The shuttle episode is one more revelation in the bizarre story of Dick Morris. And it adds to the question about how the consultant’s more erratic behavior went undetected by the White House. Part of the blame would seem to lie with chief of staff Leon Panetta, who allowed Morris, beginning in 1995, to have frequent access to the White House without undergoing a full FBI investigation. An FBI check might have alerted the Clintonites to Morris’s alleged dark side.
The Morris meltdown is growing stranger. Last week there were new charges, first in the National Enquirer and the Star, that Morris is the father of a 6-year old-old in Texas by a woman who was allegedly his mistress for more than a decade. Messages left by NEWSWEEK at her home went unanswered. Meanwhile, it emerged that Morris has been working on a candid political memoir for several months. Indeed, Morris privately told several colleagues last winter that he was going to write a book about the president and the campaign. But he never bothered to inform the Clintons. Another charge: Sherry Rowands alleges that Morris told her he had secretly traveled to Morocco on the president’s behalf.
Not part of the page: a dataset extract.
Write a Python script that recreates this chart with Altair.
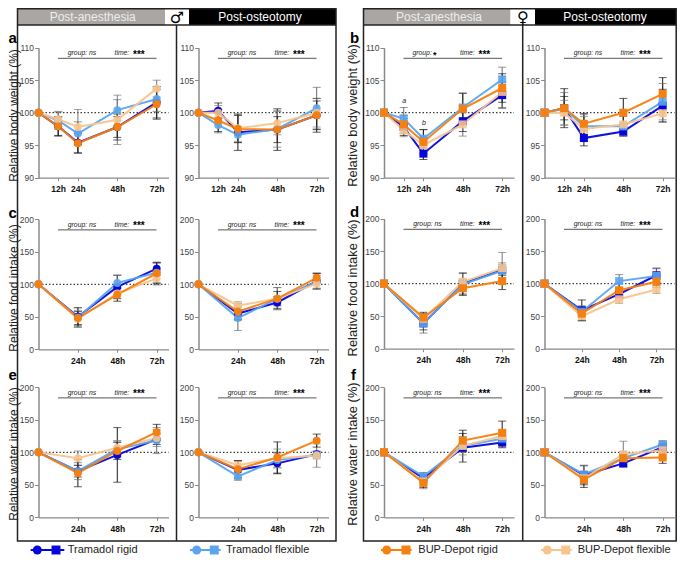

More trouble may lie ahead. NEWSWEEK has discovered that congressional investigators are considering subpoenaing not only Morris but his portable computer. The consultant, a dutiful scribe, kept extensive notes on his hard drive. The GOP’s interest: what did Morris know about the FBI ‘Filegate’ episode, in which dossiers were amassed on nearly 1,000 Republicans? According to the diaries of Sherry Rowlands, the former call girl who claims she had a yearlong affair with Clinton’s top adviser, Morris told her that Hillary Clinton was behind Filegate. Mrs. Clinton has denied knowing anything about the origins of the scandal, and Rowland’s account, sold to the Star tabloid, is mere assertion. Still, the very mention of the FBI is whetting the appetites of Republican lawmakers who believe that Morris’s computer files may yield ugly insights into the White House.
Both the president and the First Lady are said to be shocked that Morris is writing a tell-all memoir. He may not have been legally obliged to tell his colleagues that their words were fodder for his Random House book-due out just days after the election. But Morris’s failure to inform the White House about the deal-worth $2.8 million-was, says Press Secretary Mike McCurry, a ‘violation of the spirit’ of the agreement that Morris signed in 1995 to list outside sources of income. Morris did, McCurry adds, tell the White House in 1995 that he had an illegitimate child and that he was fulfilling his obligations to his offspring. Morris’s explanation was considered acceptable, and his work for the president continued.
Like a family haggling after a rich uncle dies, Morris and the political consultants he brought into the Clinton camp skirmished for two days last week over how to divvy up the cash he stood to make from the campaign before he resigned. Many consultants earn most of their money from generating TV ads, and the most lucrative months are still to come. Still, Morris’s take from the campaign could be close to $1 million.
Last week top clintonite gathered in the White House residence for the first big political meeting since Morris’s department Panetta led the session, which Morris used to do. Afterward, Clinton and Al Gore reassured the consultants. Morris had brought in-including pollster Mark Penn and adman Bob Sqier that their status was unchanged. Still, the fallen guru was like a ghost in the room, haunting everything.